Gaza oggi è un frastuono di macerie. Le forze israeliane spingono dentro la città, demolendo palazzi e gallerie mentre la popolazione cerca vie di fuga che non esistono: 65 mila morti secondo il ministero della Sanità di Gaza, decine solo nelle ultime ore. Perfino gli operatori umanitari ricevono un avviso grottesco: «protetti» solo gli ospedali, tutto il resto può essere colpito. Un modo elegante per dire che la vita civile non conta più niente.
Lunedì 22 settembre tocca a noi, sulla terraferma. La chiamano «ciurma di terra» e non è retorica: è la rete di chi sciopera, presidia, impone all’agenda pubblica una verità che i governi nascondono. I sindacati di base hanno proclamato lo sciopero generale: trasporti, scuole, università a rischio. Non per “stare contro”, ma per navigare controvento finché il vento cambia.

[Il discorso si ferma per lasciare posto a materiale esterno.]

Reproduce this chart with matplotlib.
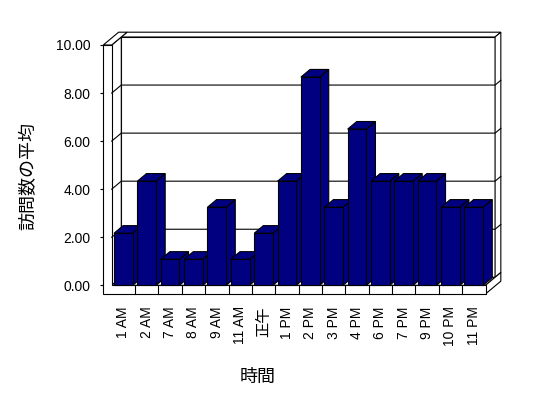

Dall’altra parte dell’Atlantico, intanto, scricchiola la propaganda. La Casa Bianca spinge un nuovo pacchetto d’armi da 6,4 miliardi di dollari per Israele — elicotteri Apache, veicoli d’assalto, ricambi — mentre anche tra gli elettori MAGA cresce l’idea che i soldi vadano alla pace più che alle armi: il 73% chiede di investire su peacebuilding, non su nuovi ordigni. La fronda non ferma Trump, ma racconta un Paese stanco di finanziare un deserto morale.
La Flotilla continua il suo viaggio, e noi con lei. La ciurma di terra serve per quello: soffiare, ostinare, pretendere che l’Europa esca dalle sabbie mobili e che l’Italia smetta di balbettare. Lunedì non è un rito: è la rotta. Portiamo il rumore nelle piazze, nei luoghi di lavoro, nelle scuole. Anche da terra, siamo noi il vento che sposta le fronde.